== Instruction ==
Out of the lines below, please list those that hold the string "React".

== Information supplied ==

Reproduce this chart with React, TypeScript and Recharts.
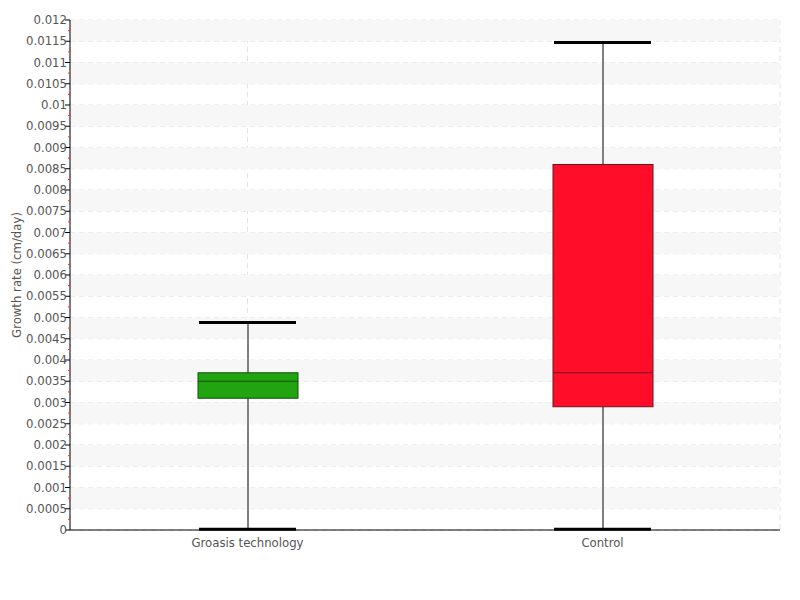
import React from 'react';
import { ComposedChart, Bar, XAxis, YAxis, CartesianGrid, ReferenceArea } from 'recharts';

const categories = ['Groasis technology', 'Control'];
const mins = [0.00002, 0.00002];
const q1s = [0.0031, 0.0029];
const medians = [0.0035, 0.0037];
const q3s = [0.0037, 0.0086];
const maxs = [0.00488, 0.01147];
const fills = ['#22a310', '#ff0d29'];
const strokes = ['#15520b', '#6e1520'];
const yTicks = Array.from({ length: 25 }, (_, i) => +(i * 0.0005).toFixed(4));

const FONT = "'DejaVu Sans', sans-serif";

const data = categories.map((c, i) => ({
  name: c,
  range: [mins[i], maxs[i]],
  q1: q1s[i],
  median: medians[i],
  q3: q3s[i],
  min: mins[i],
  max: maxs[i],
  fill: fills[i],
  stroke: strokes[i],
}));

const BoxShape = (props: any) => {
  const { x, y, width, height, payload } = props;
  const lo = payload.min;
  const hi = payload.max;
  const py = (v: number) => y + (height * (hi - v)) / (hi - lo);
  const cx = x + width / 2;
  const yq1 = py(payload.q1);
  const yq3 = py(payload.q3);
  const ymed = py(payload.median);
  return (
    <g>
      <line x1={cx} x2={cx} y1={y} y2={y + height} stroke="#808080" strokeWidth={2} />
      <line x1={x + 1} x2={x + width - 2} y1={y} y2={y} stroke="#000" strokeWidth={3} />
      <line x1={x + 1} x2={x + width - 2} y1={y + height} y2={y + height} stroke="#000" strokeWidth={3} />
      <rect x={x} y={yq3} width={width} height={yq1 - yq3} fill={payload.fill} stroke={payload.stroke} strokeWidth={1} />
      <line x1={x} x2={x + width} y1={ymed} y2={ymed} stroke={payload.stroke} strokeWidth={1.2} />
    </g>
  );
};

const YTick = (props: any) => {
  const { x, y, payload, height } = props;
  const half = (height || 510) / 48;
  const fmt = payload.value === 0 ? '0' : String(payload.value);
  return (
    <g>
      <text x={x + 4} y={y} dy={4} textAnchor="end" fill="#555" fontSize={13} fontFamily={FONT} style={{ fontStretch: 'condensed' }}>
        {fmt}
      </text>
      {payload.value > 0 && (
        <line x1={x + 5} x2={x + 7.5} y1={y + half} y2={y + half} stroke="#ff3030" strokeWidth={1} />
      )}
    </g>
  );
};

const XTick = (props: any) => {
  const { x, y, payload } = props;
  return (
    <text x={x} y={y} dy={9} textAnchor="middle" fill="#555" fontSize={13} fontFamily={FONT} style={{ fontStretch: 'condensed' }}>
      {payload.value}
    </text>
  );
};

const bands = yTicks.slice(0, -1).map((t, i) => ({ y1: t, y2: yTicks[i + 1], odd: i % 2 === 1 })).filter(b => b.odd);

export default function App() {
  return (
    <div style={{ width: 784, height: 584 }}>
      <ComposedChart width={784} height={584} data={data} margin={{ top: 12, right: 12, bottom: 32, left: 2 }}>
        {bands.map((b, i) => (
          <ReferenceArea key={i} y1={b.y1} y2={b.y2} fill="#f7f7f7" fillOpacity={1} stroke="none" ifOverflow="visible" />
        ))}
        <CartesianGrid stroke="#e2e2e2" strokeDasharray="5 4" vertical={true} />
        <XAxis
          dataKey="name"
          type="category"
          axisLine={{ stroke: '#000' }}
          tickLine={false}
          tick={<XTick />}
          height={30}
        />
        <YAxis
          type="number"
          domain={[0, 0.012]}
          ticks={yTicks}
          interval={0}
          width={60}
          axisLine={{ stroke: '#000' }}
          tickLine={{ stroke: '#000' }}
          tickSize={5}
          tick={<YTick />}
          label={{
            value: 'Growth rate (cm/day)',
            angle: -90,
            position: 'insideLeft',
            offset: 6,
            style: { fill: '#555', fontSize: 13, fontFamily: FONT, fontStretch: 'condensed', textAnchor: 'middle' },
          }}
        />
        <Bar dataKey="range" barSize={100} shape={<BoxShape />} isAnimationActive={false} />
      </ComposedChart>
    </div>
  );
}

== Solution to this task ==
Reproduce this chart with React, TypeScript and Recharts.
import React from 'react';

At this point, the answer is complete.